● Exercise task: Leaving out the pictures, retype the lines from the beginning of the listing through the line containing "narrow = 'Liberation".

● Raw data:
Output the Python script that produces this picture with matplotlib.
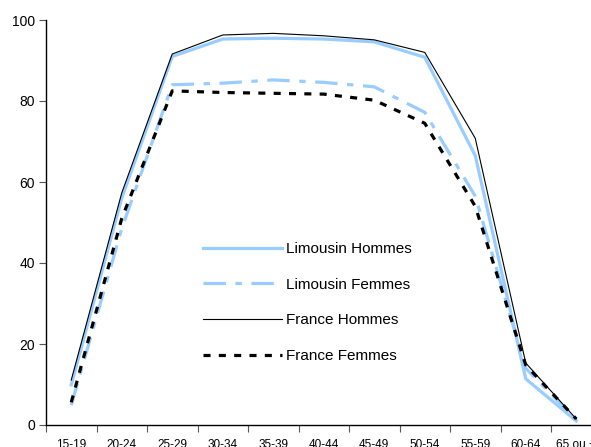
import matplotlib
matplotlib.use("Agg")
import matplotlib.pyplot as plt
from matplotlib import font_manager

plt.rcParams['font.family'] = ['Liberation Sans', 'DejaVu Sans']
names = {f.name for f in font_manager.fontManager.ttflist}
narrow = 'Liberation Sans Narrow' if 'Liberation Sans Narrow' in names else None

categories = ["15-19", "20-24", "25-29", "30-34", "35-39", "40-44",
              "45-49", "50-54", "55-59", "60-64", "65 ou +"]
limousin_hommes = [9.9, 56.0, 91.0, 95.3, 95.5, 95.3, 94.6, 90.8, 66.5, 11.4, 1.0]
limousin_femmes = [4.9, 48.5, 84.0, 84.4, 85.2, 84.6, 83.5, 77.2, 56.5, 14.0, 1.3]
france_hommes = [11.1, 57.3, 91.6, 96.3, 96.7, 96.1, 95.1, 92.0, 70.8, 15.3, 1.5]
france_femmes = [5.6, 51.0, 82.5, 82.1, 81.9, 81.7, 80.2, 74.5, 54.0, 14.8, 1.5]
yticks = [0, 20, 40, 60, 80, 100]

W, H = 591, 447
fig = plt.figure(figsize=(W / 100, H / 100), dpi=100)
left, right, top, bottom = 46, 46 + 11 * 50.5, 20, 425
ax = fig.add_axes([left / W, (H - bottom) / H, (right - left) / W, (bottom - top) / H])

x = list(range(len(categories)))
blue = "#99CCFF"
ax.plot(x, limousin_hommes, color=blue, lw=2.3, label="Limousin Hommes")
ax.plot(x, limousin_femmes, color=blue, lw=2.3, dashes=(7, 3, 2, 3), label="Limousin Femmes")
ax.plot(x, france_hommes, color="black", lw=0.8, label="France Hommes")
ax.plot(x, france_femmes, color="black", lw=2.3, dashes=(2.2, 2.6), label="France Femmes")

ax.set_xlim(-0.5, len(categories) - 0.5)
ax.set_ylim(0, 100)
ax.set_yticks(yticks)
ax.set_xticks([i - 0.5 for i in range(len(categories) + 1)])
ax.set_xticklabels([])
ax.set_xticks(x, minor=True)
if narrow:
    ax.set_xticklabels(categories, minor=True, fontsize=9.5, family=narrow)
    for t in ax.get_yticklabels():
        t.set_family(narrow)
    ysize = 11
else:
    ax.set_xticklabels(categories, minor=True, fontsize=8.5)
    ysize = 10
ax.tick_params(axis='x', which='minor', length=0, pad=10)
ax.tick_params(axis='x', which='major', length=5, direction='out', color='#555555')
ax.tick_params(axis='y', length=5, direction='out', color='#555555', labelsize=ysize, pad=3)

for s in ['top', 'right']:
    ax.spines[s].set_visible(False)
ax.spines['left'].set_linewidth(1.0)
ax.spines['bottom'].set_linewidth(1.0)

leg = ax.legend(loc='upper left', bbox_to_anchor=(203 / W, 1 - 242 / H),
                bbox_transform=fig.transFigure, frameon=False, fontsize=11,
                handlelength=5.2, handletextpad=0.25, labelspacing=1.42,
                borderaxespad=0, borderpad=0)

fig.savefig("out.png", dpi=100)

● Task output:
Output the Python script that produces this picture with matplotlib.
import matplotlib
matplotlib.use("Agg")
import matplotlib.pyplot as plt
from matplotlib import font_manager

plt.rcParams['font.family'] = ['Liberation Sans', 'DejaVu Sans']
names = {f.name for f in font_manager.fontManager.ttflist}
narrow = 'Liberation Sans Narrow' if 'Liberation Sans Narrow' in names else None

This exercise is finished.